One of the prints on display at the University Art Museum's "Postcards: Binghamton Architecture" exhibit.
Photo by Jonathan Cohen
Art Museum to highlight architecture of Binghamton, NYCTweet
The historic architecture and buildings of New York City and Binghamton will be celebrated this semester in two separate exhibits at the University’s Art Museum.
Opening March 8, “The Landmarks of New York” is a traveling exhibition based on the book of the same name by noted writer/activist Barbaralee Diamonstein-Spielvogel. The book, published by the State University of New York Press, features photos and descriptions of more than 1,200 landmarks and more than 100 historic districts that have been recognized by the New York City Landmarks Preservation Commission.
The exhibit, which opened last fall at SUNY Plaza in Albany, will be in FA-213 through March 31. An opening reception will take place from 4-7 p.m. Thursday, March 8. Diamonstein-Spielvogel will attend the opening reception and sign copies of her books, which will be available for sale.
“I thought it would be a great idea to have this kind of exhibit at the museum,” said Jackie Hogan, assistant director of the Art Museum. “I really wanted (Diamonstein-Spielvogel) to be at the reception. … I’m looking forward to meeting her.”
“The Landmarks of New York” inspired Hogan to curate an exhibit that would pay tribute to Binghamton and its past. “Postcards: Binghamton Architecture” is now on display on the first floor of the Art Museum (FA-179) and will remain there through June 1. The exhibit offers postcard views of dozens of Binghamton landmarks from the early 1900s.

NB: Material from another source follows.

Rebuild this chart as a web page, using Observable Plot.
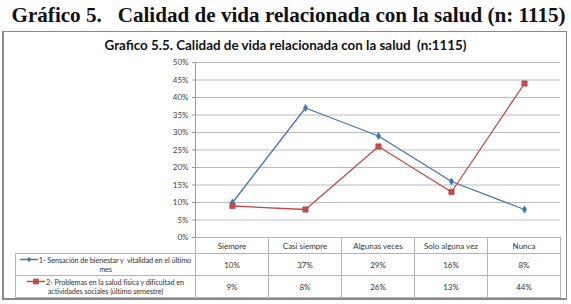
<!DOCTYPE html>
<html><head><meta charset="utf-8">
<script src="https://cdn.jsdelivr.net/npm/d3@7"></script>
<script src="https://cdn.jsdelivr.net/npm/@observablehq/plot@0.6"></script>
<style>
body{margin:0;width:571px;height:304px;position:relative;overflow:hidden;background:#fff;font-family:Lato,"Open Sans",sans-serif;}
#h{position:absolute;left:0;top:2px;width:571px;text-align:center;font:bold 22px "Liberation Serif","Times New Roman",serif;white-space:pre;color:#111;transform:scaleX(0.96);transform-origin:287px 0;}
#frame{position:absolute;left:2px;top:31px;width:565px;height:269px;border:1px solid #8a8a8a;border-left:2px solid #8a8a8a;border-bottom:2px solid #8a8a8a;box-sizing:border-box;}
#chart{position:absolute;left:0;top:0;}
#t{position:absolute;left:0;top:37px;width:571px;text-align:center;font:bold 13.4px Lato,sans-serif;color:#111;white-space:pre;}
#tbl{position:absolute;left:15px;top:237px;border-collapse:collapse;table-layout:fixed;font:8px Lato,sans-serif;color:#333;}
#tbl td{border:1px solid #b5b5b5;text-align:center;padding:0;overflow:hidden;}
#tbl td.empty{border:none;}
#tbl tr.hd td{height:15px;}
#tbl tr.rw td{height:21px;}
#tbl td.lg{line-height:9px;text-align:center;padding:0;font-size:7.3px;letter-spacing:-0.1px;}
</style></head>
<body>
<div id="h"></div>
<div id="frame"></div>
<div id="chart"></div>
<div id="t"></div>
<table id="tbl"></table>
<script>
const categories = ["Siempre","Casi siempre","Algunas veces","Solo alguna vez","Nunca"];
const bienestar = [10,37,29,16,8];
const problemas = [9,8,26,13,44];
const seriesNames = ["1- Sensación de bienestar y  vitalidad en el último mes","2- Problemas en la salud física y dificultad en actividades sociales (último semestre)"];
const yTicks = [0,5,10,15,20,25,30,35,40,45,50];
const heading = "Gráfico 5.   Calidad de vida relacionada con la salud (n: 1115)";
const innerTitle = "Grafico 5.5. Calidad de vida relacionada con la salud  (n:1115)";

const colors = ["#4676b0","#be4b48"];
const seriesValues = [bienestar, problemas];
const data = [];
seriesValues.forEach((vals,si)=>vals.forEach((v,i)=>data.push({serie:seriesNames[si], cat:categories[i], v})));

document.getElementById("h").textContent = heading;
document.getElementById("t").textContent = innerTitle;

const chart = Plot.plot({
  width:571, height:304,
  marginLeft:195, marginRight:11, marginTop:62, marginBottom:67,
  style:{background:"transparent", fontFamily:"Lato, sans-serif", fontSize:"8px", color:"#444", overflow:"visible"},
  x:{type:"point", domain:categories, padding:0.5, axis:null},
  y:{domain:[0,50]},
  color:{domain:seriesNames, range:colors},
  marks:[
    Plot.gridY(yTicks,{stroke:"#bcbcbc", strokeOpacity:1}),
    Plot.axisY({ticks:yTicks, tickFormat:d=>d+"%", tickSize:3, tickPadding:4, stroke:"#999", label:null}),
    Plot.frame({anchor:"left", stroke:"#999"}),
    Plot.line(data,{x:"cat", y:"v", z:"serie", stroke:"serie", strokeWidth:1.3}),
    Plot.dot(data.filter(d=>d.serie===seriesNames[0]),{x:"cat", y:"v", symbol:"diamond", r:2.3, fill:colors[0], stroke:colors[0], strokeWidth:0.5}),
    Plot.dot(data.filter(d=>d.serie===seriesNames[1]),{x:"cat", y:"v", symbol:"square", r:3, fill:"#c0504d", stroke:"#a33c39", strokeWidth:0.6})
  ]
});
document.getElementById("chart").appendChild(chart);

// data table
const tbl = document.getElementById("tbl");
const colg = document.createElement("colgroup");
[180,73,73,73,73,73].forEach(w=>{const c=document.createElement("col");c.style.width=w+"px";colg.appendChild(c);});
tbl.appendChild(colg);
const hr = document.createElement("tr"); hr.className="hd";
const e = document.createElement("td"); e.className="empty"; hr.appendChild(e);
categories.forEach(c=>{const td=document.createElement("td");td.textContent=c;hr.appendChild(td);});
tbl.appendChild(hr);
function key(si){
  const sym = si===0
    ? `<path d="M9,1 L11.5,3.5 L9,6 L6.5,3.5Z" fill="${colors[0]}"/>`
    : `<rect x="6.5" y="1" width="5" height="5" fill="#c0504d" stroke="#a33c39" stroke-width="0.6"/>`;
  return `<svg width="18" height="7" style="vertical-align:-0.5px;margin-right:1px"><line x1="0" x2="18" y1="3.5" y2="3.5" stroke="${colors[si]}" stroke-width="1.5"/>${sym}</svg>`;
}
seriesValues.forEach((vals,si)=>{
  const tr=document.createElement("tr"); tr.className="rw";
  const lg=document.createElement("td"); lg.className="lg";
  lg.innerHTML = key(si) + seriesNames[si].replace(/  /g," &nbsp;");
  tr.appendChild(lg);
  vals.forEach(v=>{const td=document.createElement("td");td.textContent=v+"%";tr.appendChild(td);});
  tbl.appendChild(tr);
});
</script>
</body></html>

“I wanted to have an exhibit that would complement ‘The Landmarks of New York,’” Hogan said. “I wanted to push Binghamton, because Binghamton is so important. Instead of taking photos now, I went back further to show the past. The past is so important. Some of these buildings are still standing today.”
The framed prints feature sites such as the former New York State Inebriate Asylum, the Arlington Hotel, the old Press Building and the Kilmer Building. One postcard shows a small, single-building City Hospital that would eventually become Binghamton General Hospital. Another postcard shows the entrance to Ross Park with writing under the photo that says: “We’re going to play ball in about half an hour.”
“One of the interesting things of this particular time is that people could not write on the back of the card where the address was,” Hogan said. “They could only write on the front or over the picture.”
Some postcards even misspell Binghamton as “Binghampton.”
“It was a lot of fun looking at these postcards,” Hogan said. “I enjoyed looking at all of the old buildings. They have so much character.”
Also at the Art Museum this semester are new display cases on the first floor. This has enabled the museum to renovate and expand “The Ancient World” permanent display. The cases allow most of the museum’s original artifacts from Mesopotamia, Egypt, Greece, China and the Americas to be shown all of the time.
“Our goal is to present the entire world,” said Silvia Ivanova, registrar and curator of education. “You can see the continuations of certain traditions and you can see the uniqueness of certain cultures. Because of this installation, we are able to show the evolution of certain artifacts and bring everything together as one.”
Among the highlights of “The Ancient World” is a Mesopotamian brick donated by the late Kenneth C. Lindsay, Art Museum founder and professor emeritus of art history. It was one of the first objects to enter the museum’s permanent collection, Ivanova said. Also on display are ancient Chinese earthenware bowls and a replica of an original map of the known world in the 16th century.
“We wanted to replicate it and make it bigger because this is a map that shows all of the continents,” Ivanova said. “Other maps focus on Europe and Asia or parts of Africa. We are reproducing it because it connects the different parts of ‘The Ancient World’ exhibit.”
FA-179 is also hosting a “Red Chalk Drawings” exhibit. For the first time, the 10 red chalk drawings from the museum’s permanent collection will be displayed together. Red Chalk was a popular drawing tool used by European artists in the 16th and 17th centuries. FA-213, meanwhile, will host “Highlights of New Acquisitions,” dozens of objects that have entered the permanent collection from alumni and museum supporters. “Highlights” will be on display through Feb. 18, before giving way to “The Landmarks of New York.”